• _What to do_
Find each line with the word "this" and copy it.

• _Dataset content_
....................
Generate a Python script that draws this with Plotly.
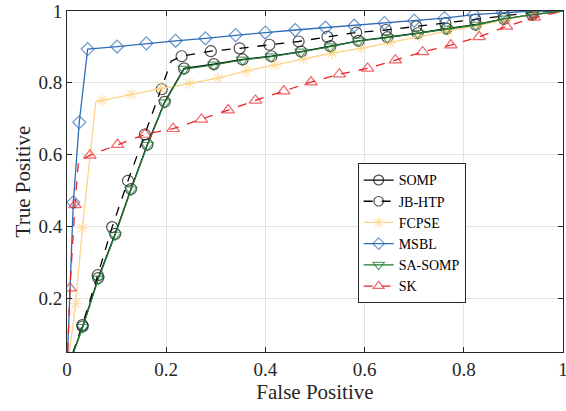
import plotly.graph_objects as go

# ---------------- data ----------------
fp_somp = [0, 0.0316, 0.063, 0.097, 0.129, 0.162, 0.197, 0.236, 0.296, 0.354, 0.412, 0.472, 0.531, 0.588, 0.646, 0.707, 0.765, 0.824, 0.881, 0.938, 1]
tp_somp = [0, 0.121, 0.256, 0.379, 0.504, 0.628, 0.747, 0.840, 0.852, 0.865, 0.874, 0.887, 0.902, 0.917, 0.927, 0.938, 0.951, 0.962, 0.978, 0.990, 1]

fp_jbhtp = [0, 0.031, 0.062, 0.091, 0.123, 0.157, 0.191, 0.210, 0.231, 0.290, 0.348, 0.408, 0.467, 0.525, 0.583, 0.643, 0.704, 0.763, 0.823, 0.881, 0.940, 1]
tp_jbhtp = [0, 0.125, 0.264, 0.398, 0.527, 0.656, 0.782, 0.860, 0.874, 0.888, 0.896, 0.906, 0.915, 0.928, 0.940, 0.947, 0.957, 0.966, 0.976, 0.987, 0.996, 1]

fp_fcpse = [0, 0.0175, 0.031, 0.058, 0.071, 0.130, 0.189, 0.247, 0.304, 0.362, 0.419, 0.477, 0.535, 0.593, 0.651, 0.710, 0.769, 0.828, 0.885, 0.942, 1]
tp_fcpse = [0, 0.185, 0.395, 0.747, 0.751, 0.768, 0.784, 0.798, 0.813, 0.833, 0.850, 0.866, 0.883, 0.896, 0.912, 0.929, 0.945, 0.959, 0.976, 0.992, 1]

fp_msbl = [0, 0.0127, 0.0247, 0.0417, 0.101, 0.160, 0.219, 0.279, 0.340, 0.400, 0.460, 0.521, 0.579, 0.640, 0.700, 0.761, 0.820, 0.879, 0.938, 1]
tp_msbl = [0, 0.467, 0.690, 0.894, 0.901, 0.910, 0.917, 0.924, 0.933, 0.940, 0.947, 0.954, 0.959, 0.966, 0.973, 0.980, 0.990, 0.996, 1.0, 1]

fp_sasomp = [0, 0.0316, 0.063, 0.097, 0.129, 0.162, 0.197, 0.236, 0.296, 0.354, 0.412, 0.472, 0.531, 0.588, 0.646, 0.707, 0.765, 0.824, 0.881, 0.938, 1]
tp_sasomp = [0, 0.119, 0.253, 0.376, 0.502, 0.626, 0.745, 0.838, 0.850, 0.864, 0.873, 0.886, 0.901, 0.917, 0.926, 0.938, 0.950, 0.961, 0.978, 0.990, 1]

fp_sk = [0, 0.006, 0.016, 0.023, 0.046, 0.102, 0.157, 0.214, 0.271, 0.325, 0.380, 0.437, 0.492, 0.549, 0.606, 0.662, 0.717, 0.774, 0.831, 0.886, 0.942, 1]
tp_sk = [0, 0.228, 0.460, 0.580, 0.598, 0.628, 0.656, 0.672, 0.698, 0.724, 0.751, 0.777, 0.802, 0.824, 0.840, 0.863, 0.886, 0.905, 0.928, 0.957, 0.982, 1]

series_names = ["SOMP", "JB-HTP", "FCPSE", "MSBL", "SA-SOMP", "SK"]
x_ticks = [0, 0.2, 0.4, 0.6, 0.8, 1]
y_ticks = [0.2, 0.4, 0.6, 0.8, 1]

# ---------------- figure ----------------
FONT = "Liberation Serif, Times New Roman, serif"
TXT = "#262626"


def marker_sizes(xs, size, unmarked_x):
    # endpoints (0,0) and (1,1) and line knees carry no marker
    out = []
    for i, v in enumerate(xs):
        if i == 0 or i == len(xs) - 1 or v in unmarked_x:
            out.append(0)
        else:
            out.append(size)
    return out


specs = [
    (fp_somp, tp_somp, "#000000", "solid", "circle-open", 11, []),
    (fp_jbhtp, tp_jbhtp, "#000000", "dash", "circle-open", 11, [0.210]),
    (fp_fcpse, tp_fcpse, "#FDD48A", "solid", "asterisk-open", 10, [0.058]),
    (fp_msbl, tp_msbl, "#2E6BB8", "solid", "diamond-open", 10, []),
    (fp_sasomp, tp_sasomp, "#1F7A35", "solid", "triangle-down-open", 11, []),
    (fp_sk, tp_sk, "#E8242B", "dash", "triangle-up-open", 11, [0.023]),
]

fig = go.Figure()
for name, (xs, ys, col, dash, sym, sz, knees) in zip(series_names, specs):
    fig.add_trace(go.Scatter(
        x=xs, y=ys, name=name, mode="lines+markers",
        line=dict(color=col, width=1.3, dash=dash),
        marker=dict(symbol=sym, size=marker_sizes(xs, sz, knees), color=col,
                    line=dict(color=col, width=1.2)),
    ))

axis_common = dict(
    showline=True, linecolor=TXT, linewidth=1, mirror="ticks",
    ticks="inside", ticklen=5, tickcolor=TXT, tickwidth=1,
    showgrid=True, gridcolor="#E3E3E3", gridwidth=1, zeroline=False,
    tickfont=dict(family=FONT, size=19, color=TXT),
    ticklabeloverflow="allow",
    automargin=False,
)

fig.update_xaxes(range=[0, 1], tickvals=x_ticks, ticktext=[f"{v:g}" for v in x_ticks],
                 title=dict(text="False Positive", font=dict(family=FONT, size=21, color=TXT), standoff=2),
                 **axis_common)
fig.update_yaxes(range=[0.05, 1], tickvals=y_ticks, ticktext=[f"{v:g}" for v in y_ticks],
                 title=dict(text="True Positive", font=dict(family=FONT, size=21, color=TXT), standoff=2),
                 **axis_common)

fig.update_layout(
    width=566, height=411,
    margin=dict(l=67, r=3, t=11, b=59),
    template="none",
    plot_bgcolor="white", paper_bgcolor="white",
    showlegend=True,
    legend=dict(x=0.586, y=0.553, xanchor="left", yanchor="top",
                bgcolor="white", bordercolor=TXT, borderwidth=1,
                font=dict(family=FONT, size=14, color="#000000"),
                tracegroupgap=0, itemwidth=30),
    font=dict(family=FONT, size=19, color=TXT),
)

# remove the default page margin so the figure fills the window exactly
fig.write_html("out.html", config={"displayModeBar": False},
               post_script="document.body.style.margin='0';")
....................
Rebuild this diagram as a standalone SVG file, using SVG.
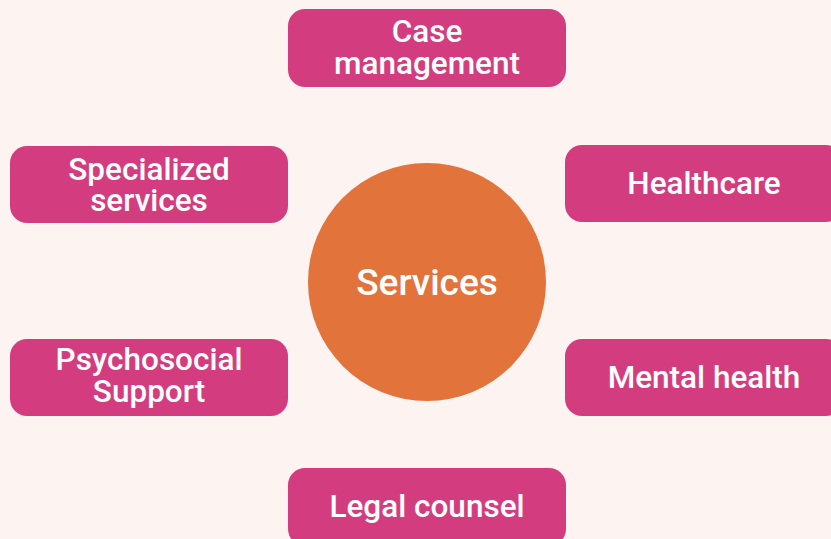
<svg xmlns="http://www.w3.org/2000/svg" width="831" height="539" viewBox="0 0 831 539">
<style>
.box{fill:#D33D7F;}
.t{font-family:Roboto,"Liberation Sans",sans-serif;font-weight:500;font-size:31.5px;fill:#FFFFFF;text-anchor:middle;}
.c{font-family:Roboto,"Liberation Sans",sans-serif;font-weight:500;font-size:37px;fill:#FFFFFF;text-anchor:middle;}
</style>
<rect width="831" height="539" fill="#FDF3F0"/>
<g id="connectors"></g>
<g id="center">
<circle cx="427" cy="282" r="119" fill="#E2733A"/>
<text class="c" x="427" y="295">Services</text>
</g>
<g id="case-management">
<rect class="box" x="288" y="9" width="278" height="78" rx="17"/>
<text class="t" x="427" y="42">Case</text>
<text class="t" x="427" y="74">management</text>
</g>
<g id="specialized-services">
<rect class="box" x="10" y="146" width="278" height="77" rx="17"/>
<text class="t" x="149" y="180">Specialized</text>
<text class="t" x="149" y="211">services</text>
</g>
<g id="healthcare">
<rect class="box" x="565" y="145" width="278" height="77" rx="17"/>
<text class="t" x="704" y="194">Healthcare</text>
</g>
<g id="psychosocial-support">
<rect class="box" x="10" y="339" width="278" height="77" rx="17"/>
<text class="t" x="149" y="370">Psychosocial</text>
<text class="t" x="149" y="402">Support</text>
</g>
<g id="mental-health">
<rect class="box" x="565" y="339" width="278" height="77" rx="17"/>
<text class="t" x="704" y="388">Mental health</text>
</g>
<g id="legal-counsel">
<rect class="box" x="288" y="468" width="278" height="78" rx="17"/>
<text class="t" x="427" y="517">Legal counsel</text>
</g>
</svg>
....................
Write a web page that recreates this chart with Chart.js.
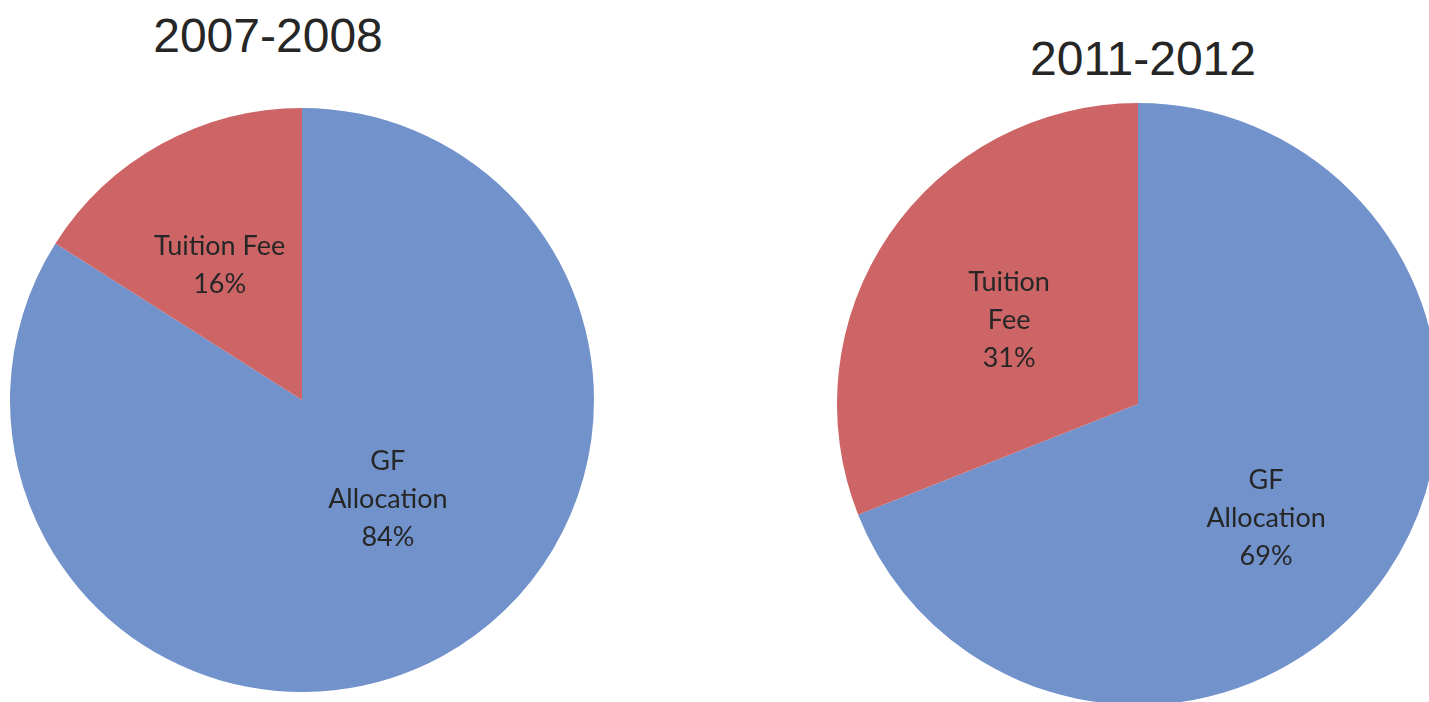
....................
• _Answer in full_
Generate a Python script that draws this with Plotly.
Rebuild this diagram as a standalone SVG file, using SVG.
Write a web page that recreates this chart with Chart.js.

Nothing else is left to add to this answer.